Tullow’s 2018 revenue reached $1.8 billion, according to its latest Trading Statement released on Wednesday January 16, 2019
The oil company also recorded additional proceeds of 0.2 billion dollars from Corporate Business Interruption insurance.
Again, the Trading Statement said that Tullow’s net debt at the end of 2018 is estimated at 3.1 billion dollars.
Commenting on the company’s performance, the CEO of Tullow Paul McDade said: “Tullow is well-placed to deliver on its growth ambitions. In 2019, we will increase oil production in West Africa, target Final Investment Decisions in East Africa and drill the first wells in an exciting exploration campaign in Guyana. Despite a volatile oil price, Tullow’s improved balance sheet, low cost production and strong cash flow generation, even at lower oil prices, will allow us to both invest for growth and pay a sustainable dividend.”
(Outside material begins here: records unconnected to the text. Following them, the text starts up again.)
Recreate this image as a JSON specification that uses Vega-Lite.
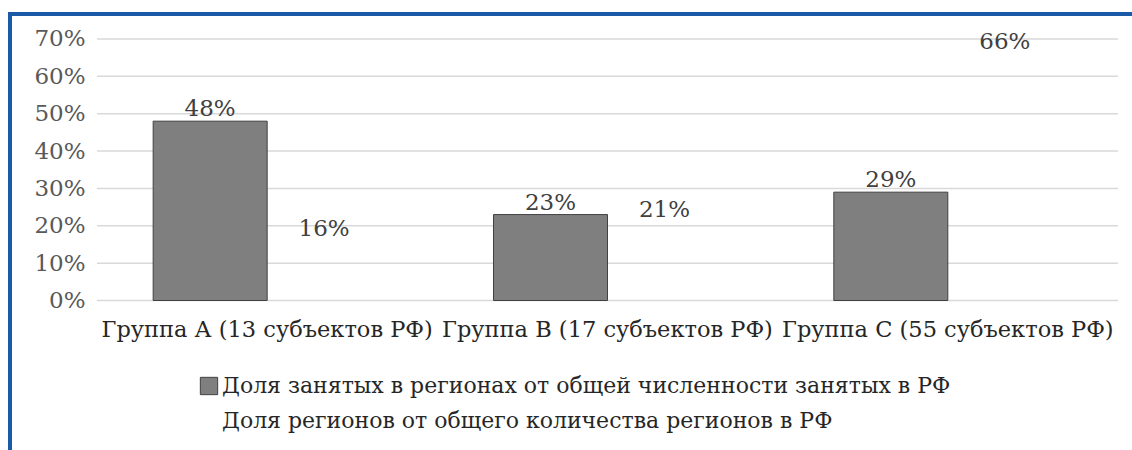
{
  "$schema": "https://vega.github.io/schema/vega-lite/v6.json",
  "width": 1128,
  "height": 442,
  "autosize": {"type": "none"},
  "padding": {"left": 10, "top": 14, "right": -6, "bottom": -6},
  "background": "white",
  "config": {"view": {"stroke": "#1a5aa6", "strokeWidth": 4}, "font": "DejaVu Serif"},
  "datasets": {
    "bars": [
      {"group": "Группа А (13 субъектов РФ)", "series": "Доля занятых в регионах от общей численности занятых в РФ", "value": 0.48},
      {"group": "Группа А (13 субъектов РФ)", "series": "Доля регионов от общего количества регионов в РФ", "value": 0.16},
      {"group": "Группа В (17 субъектов РФ)", "series": "Доля занятых в регионах от общей численности занятых в РФ", "value": 0.23},
      {"group": "Группа В (17 субъектов РФ)", "series": "Доля регионов от общего количества регионов в РФ", "value": 0.21},
      {"group": "Группа С (55 субъектов РФ)", "series": "Доля занятых в регионах от общей численности занятых в РФ", "value": 0.29},
      {"group": "Группа С (55 субъектов РФ)", "series": "Доля регионов от общего количества регионов в РФ", "value": 0.66}
    ],
    "grid": [{"t": 0}, {"t": 0.1}, {"t": 0.2}, {"t": 0.3}, {"t": 0.4}, {"t": 0.5}, {"t": 0.6}, {"t": 0.7}]
  },
  "layer": [
    {
      "data": {"name": "grid"},
      "mark": {"type": "rule", "color": "#d9d9d9", "strokeWidth": 1.5},
      "encoding": {
        "x": {"datum": "Группа А (13 субъектов РФ)", "type": "nominal", "bandPosition": 0,
          "scale": {"domain": ["Группа А (13 субъектов РФ)", "Группа В (17 субъектов РФ)", "Группа С (55 субъектов РФ)"], "paddingInner": 0, "paddingOuter": 0.1572, "align": 0.813},
          "axis": {"title": null, "offset": -155.5, "domain": false, "ticks": false, "labelPadding": 18, "labelFontSize": 22.5, "labelColor": "#262626", "labelFont": "DejaVu Serif", "labelLimit": 400, "labelOverlap": false, "labelAngle": 0}},
        "x2": {"datum": "Группа С (55 субъектов РФ)", "bandPosition": 1},
        "y": {"field": "t", "type": "quantitative",
          "scale": {"domain": [-0.41626, 0.76692], "nice": false, "zero": false},
          "axis": {"title": null, "values": [0, 0.1, 0.2, 0.3, 0.4, 0.5, 0.6, 0.7], "format": ".0%", "offset": -78, "domain": false, "ticks": false, "grid": false, "labelPadding": 3, "labelFontSize": 23, "labelColor": "#595959", "labelFont": "DejaVu Serif"}}
      }
    },
    {
      "data": {"name": "bars"},
      "mark": {"type": "bar", "strokeWidth": 1},
      "encoding": {
        "x": {"field": "group", "type": "nominal",
          "scale": {"domain": ["Группа А (13 субъектов РФ)", "Группа В (17 субъектов РФ)", "Группа С (55 субъектов РФ)"], "paddingInner": 0, "paddingOuter": 0.1572, "align": 0.813},
          "axis": {"title": null, "offset": -155.5, "domain": false, "ticks": false, "labelPadding": 18, "labelFontSize": 22.5, "labelColor": "#262626", "labelFont": "DejaVu Serif", "labelLimit": 400, "labelOverlap": false, "labelAngle": 0}},
        "xOffset": {"field": "series", "type": "nominal",
          "scale": {"domain": ["Доля занятых в регионах от общей численности занятых в РФ", "Доля регионов от общего количества регионов в РФ"], "paddingInner": 0, "paddingOuter": 0.4927}},
        "y": {"field": "value", "type": "quantitative",
          "scale": {"domain": [-0.41626, 0.76692], "nice": false, "zero": false},
          "axis": {"title": null, "values": [0, 0.1, 0.2, 0.3, 0.4, 0.5, 0.6, 0.7], "format": ".0%", "offset": -78, "domain": false, "ticks": false, "grid": false, "labelPadding": 3, "labelFontSize": 23, "labelColor": "#595959", "labelFont": "DejaVu Serif"}},
        "color": {"field": "series", "type": "nominal",
          "scale": {"domain": ["Доля занятых в регионах от общей численности занятых в РФ", "Доля регионов от общего количества регионов в РФ"], "range": ["#7f7f7f", "transparent"]},
          "legend": {"title": null, "orient": "none", "legendX": 188, "legendY": 361, "direction": "vertical", "symbolType": "square", "symbolSize": 300, "symbolStrokeWidth": 1, "labelFontSize": 22, "labelFont": "DejaVu Serif", "labelColor": "#262626", "labelLimit": 1000, "rowPadding": 13, "padding": 0, "labelOffset": 2, "symbolOffset": 0}},
        "stroke": {"field": "series", "type": "nominal",
          "scale": {"domain": ["Доля занятых в регионах от общей численности занятых в РФ", "Доля регионов от общего количества регионов в РФ"], "range": ["#404040", "transparent"]},
          "legend": {"title": null, "orient": "none", "legendX": 188, "legendY": 361, "direction": "vertical", "symbolType": "square", "symbolSize": 300, "symbolStrokeWidth": 1, "labelFontSize": 22, "labelFont": "DejaVu Serif", "labelColor": "#262626", "labelLimit": 1000, "rowPadding": 13, "padding": 0, "labelOffset": 2, "symbolOffset": 0}}
      }
    },
    {
      "data": {"name": "bars"},
      "mark": {"type": "text", "baseline": "alphabetic", "dy": -5, "fontSize": 23, "font": "DejaVu Serif", "color": "#404040"},
      "encoding": {
        "x": {"field": "group", "type": "nominal",
          "scale": {"domain": ["Группа А (13 субъектов РФ)", "Группа В (17 субъектов РФ)", "Группа С (55 субъектов РФ)"], "paddingInner": 0, "paddingOuter": 0.1572, "align": 0.813},
          "axis": {"title": null, "offset": -155.5, "domain": false, "ticks": false, "labelPadding": 18, "labelFontSize": 22.5, "labelColor": "#262626", "labelFont": "DejaVu Serif", "labelLimit": 400, "labelOverlap": false, "labelAngle": 0}},
        "xOffset": {"field": "series", "type": "nominal",
          "scale": {"domain": ["Доля занятых в регионах от общей численности занятых в РФ", "Доля регионов от общего количества регионов в РФ"], "paddingInner": 0, "paddingOuter": 0.4927}},
        "y": {"field": "value", "type": "quantitative",
          "scale": {"domain": [-0.41626, 0.76692], "nice": false, "zero": false},
          "axis": {"title": null, "values": [0, 0.1, 0.2, 0.3, 0.4, 0.5, 0.6, 0.7], "format": ".0%", "offset": -78, "domain": false, "ticks": false, "grid": false, "labelPadding": 3, "labelFontSize": 23, "labelColor": "#595959", "labelFont": "DejaVu Serif"}},
        "text": {"field": "value", "type": "quantitative", "format": ".0%"}
      }
    }
  ]
}
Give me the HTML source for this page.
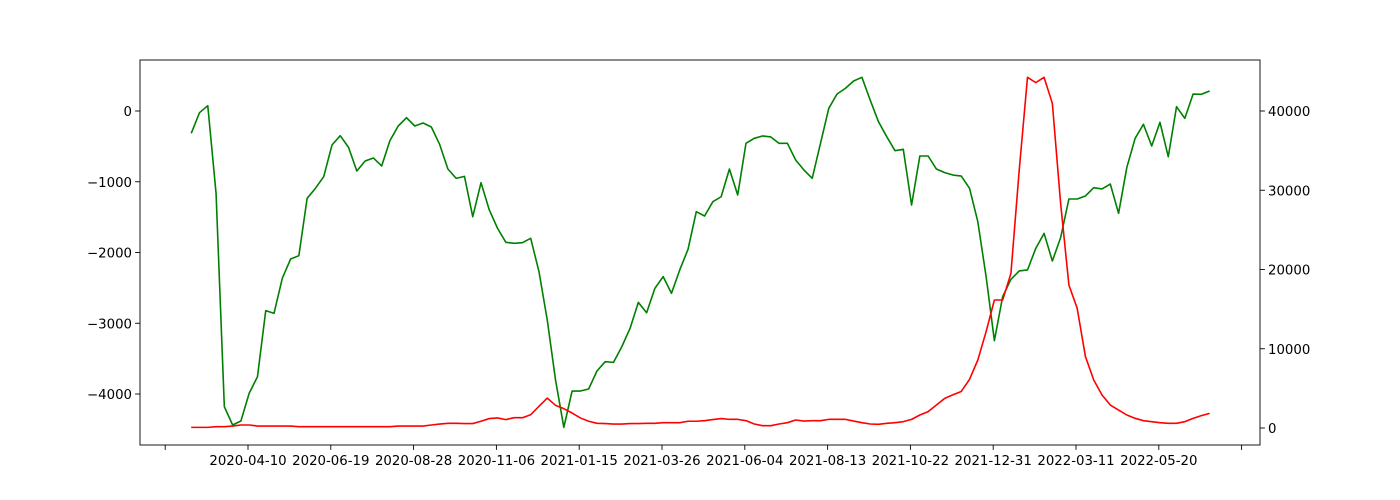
<!DOCTYPE html>
<html><head><meta charset="utf-8"><style>
html,body{margin:0;padding:0;background:#fff;width:1400px;height:500px;overflow:hidden}
svg text{font-family:"DejaVu Sans","Liberation Sans",sans-serif;font-size:13.3px;fill:#000}
</style></head><body>
<svg id="chart" width="1400" height="500" xmlns="http://www.w3.org/2000/svg"></svg>
<script>
const startDate = "2020-02-22";
const xTickLabels = ["", "2020-04-10","2020-06-19","2020-08-28","2020-11-06","2021-01-15","2021-03-26","2021-06-04","2021-08-13","2021-10-22","2021-12-31","2022-03-11","2022-05-20",""];
const leftTicks = [0,-1000,-2000,-3000,-4000];
const rightTicks = [0,10000,20000,30000,40000];
const greenValues = [-316,-24,75,-1163,-4180,-4438,-4382,-3990,-3756,-2822,-2860,-2365,-2092,-2045,-1234,-1093,-928,-481,-349,-514,-848,-707,-664,-777,-419,-212,-94,-212,-170,-226,-471,-820,-952,
-924,-1494,-1013,-1399,-1659,-1856,-1870,-1861,-1800,-2271,-2954,-3802,-4471,-3958,-3958,-3929,-3675,-3543,-3553,-3332,-3072,-2705,-2851,-2506,-2341,-2577,-2247,-1955,-1423,-1484,-1282,-1212,-820,
-1187,-457,-386,-353,-367,-457,-457,-693,-834,-952,-457,38,240,320,424,476,155,-151,-363,-561,-542,-1329,-636,-636,-820,-871,-905,-919,-1093,-1565,-2341,-3246,
-2624,-2379,-2261,-2247,-1941,-1729,-2120,-1790,-1244,-1244,-1201,-1084,-1102,-1032,-1446,-796,-386,-188,-495,-160,-646,61,-104,240,236,283];
const redValues = [80,80,80,170,170,250,380,380,250,250,250,250,250,170,170,170,170,170,170,170,170,170,170,170,170,250,250,250,250,380,500,590,590,
560,560,850,1190,1270,1060,1300,1300,1680,2730,3780,2860,2440,1890,1270,850,590,560,500,500,560,560,590,590,670,670,670,850,850,925,1060,1190,1090,
1090,925,505,290,290,505,670,1010,880,925,925,1090,1090,1090,880,670,505,460,590,670,800,1090,1640,2060,2900,3740,4190,4610,6140,8580,12150,16150,
16150,19520,32550,44250,43580,44250,40970,28350,18040,15100,9000,6060,4160,2900,2270,1640,1220,925,800,670,590,590,800,1220,1560,1850];

const NS="http://www.w3.org/2000/svg";
const svg=document.getElementById('chart');
const L=140,R=1260,T=60,B=445;
const DAY=86400000;
const t0=Date.parse(startDate);
const tRef=Date.parse("2020-04-10");
function xScale(ms){return 248+(ms-tRef)/DAY/70*82.8;}
function xIdx(i){return xScale(t0+i*7*DAY);}
function yL(v){return 111-v*0.07075;}
function yR(v){return 428-v*0.007925;}
function mk(tag,attrs){const e=document.createElementNS(NS,tag);for(const k in attrs)e.setAttribute(k,attrs[k]);svg.appendChild(e);return e;}

function line(vals,ys,color,name){
  const d=vals.map((v,i)=>(i?'L':'M')+xIdx(i).toFixed(2)+','+ys(v).toFixed(2)).join('');
  const p=mk('path',{d:d,fill:'none',stroke:color,'stroke-width':'1.6','stroke-linejoin':'round'});
  
  
}
line(greenValues,yL,'#008000','green-series-line');
line(redValues,yR,'#ff0000','red-series-line');

const f=mk('rect',{x:L,y:T,width:R-L,height:B-T,fill:'none',stroke:'#000','stroke-width':'0.9'});



xTickLabels.forEach((lab,k)=>{
  const x=248+(k-1)*82.8;
  const tk=mk('line',{x1:x,x2:x,y1:B,y2:B+4.9,stroke:'#000','stroke-width':'0.9'});
  
  
  if(lab){
    const t=mk('text',{x:x,y:B+20,'text-anchor':'middle'});t.textContent=lab;
    
    
  }
});
leftTicks.forEach(v=>{
  const y=yL(v);
  const tk=mk('line',{x1:L-4.9,x2:L,y1:y,y2:y,stroke:'#000','stroke-width':'0.9'});
  
  
  const t=mk('text',{x:L-8,y:y+5,'text-anchor':'end'});t.textContent=String(v).replace('-','\u2212');
  
  
});
rightTicks.forEach(v=>{
  const y=yR(v);
  const tk=mk('line',{x1:R,x2:R+4.9,y1:y,y2:y,stroke:'#000','stroke-width':'0.9'});
  
  
  const t=mk('text',{x:R+8,y:y+5,'text-anchor':'start'});t.textContent=String(v);
  
  
});
</script>
</body></html>
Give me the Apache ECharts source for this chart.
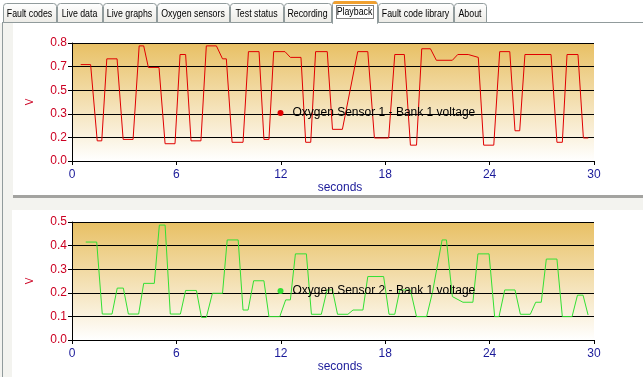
<!DOCTYPE html>
<html>
<head>
<meta charset="utf-8">
<script src="https://cdn.jsdelivr.net/npm/echarts@6/dist/echarts.min.js"></script>
<style>
  html, body { margin: 0; padding: 0; background: #F3F3EF; }
  #main { width: 643px; height: 377px; }
</style>
</head>
<body>
<div id="main"></div>
<script>
// tabs of the window
var tabNames = ['Fault codes', 'Live data', 'Live graphs', 'Oxygen sensors', 'Test status',
                'Recording', 'Playback', 'Fault code library', 'About'];
var tabEdges = [3, 57, 103, 157, 230, 284, 332, 378, 454, 487];
var activeTab = 6;

// sensor 1 (red)
var time1 = [0.5, 1.07, 1.45, 1.71, 2.0, 2.59, 2.94, 3.51, 3.86, 4.12, 4.39, 5.0, 5.35, 5.92,
             6.21, 6.53, 6.84, 7.41, 7.72, 8.3, 8.65, 8.87, 9.2, 9.83, 10.14, 10.75, 11.03, 11.32,
             11.59, 12.24, 12.55, 13.16, 13.43, 13.72, 14.0, 14.67, 14.97, 15.54, 16.42, 17.0,
             17.38, 18.2, 18.55, 19.1, 19.45, 19.8, 20.1, 20.6, 20.94, 21.86, 22.17, 22.77, 23.35,
             23.66, 24.24, 24.58, 25.16, 25.46, 25.73, 26.03, 27.53, 27.87, 28.18, 28.45, 29.08,
             29.39, 29.67];
var volt1 = [0.67, 0.67, 0.14, 0.14, 0.71, 0.71, 0.15, 0.15, 0.80, 0.80, 0.65, 0.65, 0.12, 0.12,
             0.74, 0.74, 0.14, 0.14, 0.80, 0.80, 0.71, 0.71, 0.13, 0.13, 0.76, 0.76, 0.15, 0.15,
             0.76, 0.76, 0.72, 0.72, 0.13, 0.13, 0.76, 0.76, 0.22, 0.22, 0.76, 0.76,
             0.16, 0.16, 0.74, 0.74, 0.11, 0.11, 0.78, 0.78, 0.70, 0.70, 0.74, 0.74, 0.72,
             0.11, 0.11, 0.76, 0.76, 0.21, 0.21, 0.74, 0.74, 0.13, 0.13, 0.74, 0.74,
             0.16, 0.16];

// sensor 2 (green)
var time2 = [0.79, 1.42, 1.74, 2.3, 2.6, 2.95, 3.24, 3.83, 4.12, 4.73, 5.02, 5.35, 5.65, 6.23,
             6.53, 7.15, 7.44, 7.72, 8.07, 8.65, 8.92, 9.55, 9.83, 10.12, 10.44, 11.03, 11.32,
             11.94, 12.28, 12.55, 12.84, 13.47, 13.76, 14.33, 14.66, 14.97, 15.26, 15.86, 16.15,
             16.72, 17.0, 17.91, 18.22, 18.55, 18.84, 19.45, 19.8, 20.38, 20.72, 21.27, 21.52,
             21.86, 22.47, 23.04, 23.33, 23.97, 24.29, 24.54, 24.87, 25.46, 25.77, 26.34, 26.65,
             26.97, 27.26, 27.87, 28.18, 28.74, 29.05, 29.37, 29.66];
var volt2 = [0.415, 0.415, 0.11, 0.11, 0.22, 0.22, 0.11, 0.11, 0.24, 0.24, 0.487, 0.487, 0.11, 0.11,
             0.21, 0.21, 0.096, 0.096, 0.198, 0.198, 0.424, 0.424, 0.127, 0.127, 0.251, 0.251, 0.099,
             0.099, 0.17, 0.17, 0.365, 0.365, 0.109, 0.109, 0.212, 0.212, 0.109, 0.109, 0.127,
             0.127, 0.269, 0.269, 0.109, 0.109, 0.212, 0.212, 0.099, 0.099, 0.203, 0.424, 0.424,
             0.184, 0.16, 0.16, 0.365, 0.365, 0.099, 0.099, 0.212, 0.212, 0.109, 0.109, 0.16,
             0.16, 0.343, 0.343, 0.099, 0.099, 0.19, 0.19, 0.106];

var xTicks = [0, 6, 12, 18, 24, 30];
var yLabels1 = ['0.0', '0.2', '0.3', '0.5', '0.7', '0.8'];
var yLabels2 = ['0.0', '0.1', '0.2', '0.3', '0.4', '0.5'];
var yMax1 = 0.82;
var yMax2 = 0.5;

var name1 = 'Oxygen Sensor 1 - Bank 1 voltage';
var name2 = 'Oxygen Sensor 2 - Bank 1 voltage';

function pairs(t, v) {
    var out = [];
    for (var i = 0; i < t.length; i++) out.push([t[i], v[i]]);
    return out;
}

var font = 'Liberation Sans, Arial, sans-serif';

function plotBg() {
    return new echarts.graphic.LinearGradient(0, 0, 0, 1, [
        {offset: 0, color: '#E8C064'},
        {offset: 1, color: '#FFFFFF'}
    ]);
}

function xAxisCfg(gi) {
    return {
        type: 'value', gridIndex: gi, min: 0, max: 30, interval: 6,
        name: 'seconds', nameLocation: 'middle', nameGap: 21,
        nameTextStyle: {color: '#1A1A99', fontFamily: font, fontSize: 12, padding: [0, 0, 0, 14]},
        axisLine: {lineStyle: {color: '#000', width: 1}},
        axisTick: {show: true, length: 4, lineStyle: {color: '#000'}},
        axisLabel: {color: '#1A1A99', fontFamily: font, fontSize: 12, margin: 8,
            formatter: function (v) { return xTicks.indexOf(v) >= 0 ? String(v) : ''; }},
        splitLine: {show: false}
    };
}

function yAxisCfg(gi, max, labels) {
    return {
        type: 'value', gridIndex: gi, min: 0, max: max, interval: max / 5,
        name: 'V', nameLocation: 'middle', nameGap: 37,
        nameTextStyle: {color: '#CC0022', fontFamily: font, fontSize: 10},
        axisLine: {show: true, lineStyle: {color: '#000', width: 1}},
        axisTick: {show: true, length: 4, lineStyle: {color: '#000'}},
        axisLabel: {color: '#CC0022', fontFamily: font, fontSize: 12, margin: 5,
            formatter: function (v, i) { return labels[i] !== undefined ? labels[i] : v.toFixed(1); }},
        splitLine: {show: true, lineStyle: {color: '#000', width: 1}}
    };
}

// window decoration: panels and tabs
var graphics = [
    {type: 'rect', z: -20, shape: {x: 0, y: 0, width: 643, height: 23}, style: {fill: '#FFFFFF'}},
    {type: 'rect', z: -20, shape: {x: 13, y: 23, width: 630, height: 172}, style: {fill: '#FFFFFF'}},
    {type: 'rect', z: -20, shape: {x: 13, y: 195, width: 630, height: 3}, style: {fill: '#A3A3A0'}},
    {type: 'rect', z: -20, shape: {x: 12, y: 210, width: 631, height: 167}, style: {fill: '#FFFFFF'}},
    {type: 'line', z: -19, shape: {x1: 2.5, y1: 22, x2: 2.5, y2: 377}, style: {stroke: '#919B9C', lineWidth: 1}},
    {type: 'line', z: -19, shape: {x1: 2, y1: 22.5, x2: 643, y2: 22.5}, style: {stroke: '#919B9C', lineWidth: 1}}
];

tabNames.forEach(function (name, i) {
    var x0 = tabEdges[i], x1 = tabEdges[i + 1] - 1;
    var active = i === activeTab;
    var y0 = active ? 1.5 : 3.5;
    graphics.push({
        type: 'rect', z: -10,
        shape: {x: x0 + 0.5, y: y0, width: x1 - x0, height: (active ? 22 : 19), r: [3, 3, 0, 0]},
        style: {
            fill: active ? '#FFFFFF' : new echarts.graphic.LinearGradient(0, 0, 0, 1, [
                {offset: 0, color: '#FFFFFF'}, {offset: 1, color: '#ECEBE6'}]),
            stroke: '#919B9C', lineWidth: 1
        }
    });
    if (active) {
        graphics.push({type: 'rect', z: -9, shape: {x: x0 + 1, y: 1, width: x1 - x0 - 1, height: 3, r: [3, 3, 0, 0]},
            style: {fill: '#F0A030'}});
        graphics.push({type: 'rect', z: -9, shape: {x: x0 + 4.5, y: 5.5, width: x1 - x0 - 8, height: 13},
            style: {fill: 'none', stroke: '#000', lineWidth: 1, lineDash: [1, 1]}});
        graphics.push({type: 'rect', z: -9, shape: {x: x0 + 1, y: 22, width: x1 - x0 - 1, height: 2},
            style: {fill: '#FFFFFF'}});
    }
    // narrow the text to the width of the small dialog font
    graphics.push({
        type: 'text', z: -8,
        x: (x0 + x1) / 2, y: active ? 12 : 14, scaleX: 0.8,
        style: {
            x: 0, y: 0, text: name,
            fill: '#000', font: '11px ' + font, align: 'center', verticalAlign: 'middle'
        }
    });
});

var chart = echarts.init(document.getElementById('main'), null, {renderer: 'canvas'});

var option = {
    animation: false,
    backgroundColor: 'transparent',
    graphic: {elements: graphics},
    grid: [
        {left: 72, top: 43, width: 522, height: 118, show: true, borderWidth: 0, backgroundColor: plotBg()},
        {left: 72, top: 222, width: 522, height: 118, show: true, borderWidth: 0, backgroundColor: plotBg()}
    ],
    xAxis: [xAxisCfg(0), xAxisCfg(1)],
    yAxis: [yAxisCfg(0, yMax1, yLabels1), yAxisCfg(1, yMax2, yLabels2)],
    legend: [
        {data: [name1], left: 277.5, top: 106, padding: 0, icon: 'circle', itemWidth: 14, itemHeight: 6,
         textStyle: {color: '#000', fontFamily: font, fontSize: 12, lineHeight: 14}},
        {data: [name2], left: 277.5, top: 284, padding: 0, icon: 'circle', itemWidth: 14, itemHeight: 6,
         textStyle: {color: '#000', fontFamily: font, fontSize: 12, lineHeight: 14}}
    ],
    series: [
        {name: name1, type: 'line', xAxisIndex: 0, yAxisIndex: 0, data: pairs(time1, volt1),
         showSymbol: false, symbol: 'none', color: '#E00000', lineStyle: {width: 1, color: '#E00000'}},
        {name: name2, type: 'line', xAxisIndex: 1, yAxisIndex: 1, data: pairs(time2, volt2),
         showSymbol: false, symbol: 'none', color: '#33E033', lineStyle: {width: 1, color: '#33E033'}}
    ]
};

chart.setOption(option);
</script>
</body>
</html>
Narrowing down to the company’s operations in West Africa, he indicated that oil assets performed solidly and delivered net production of 88,200 bopd in line with expectations.
This includes production-equivalent insurance payments of 8,600 bopd from Tullow’s Corporate Business Interruption insurance.
Working interest gas production averaged 1,800 boepd for the full year resulting in overall Group net production of 90,000 boepd.
In 2019, overall working interest oil production, including production-equivalent insurance payments, is expected to average between 93,000 and 101,000 bopd. Working interest gas production exported from TEN Fields in Ghana is expected to average 1,000 boepd. Overall Group net production is therefore expected to be in the range of 94,000 to 102,000 boepd.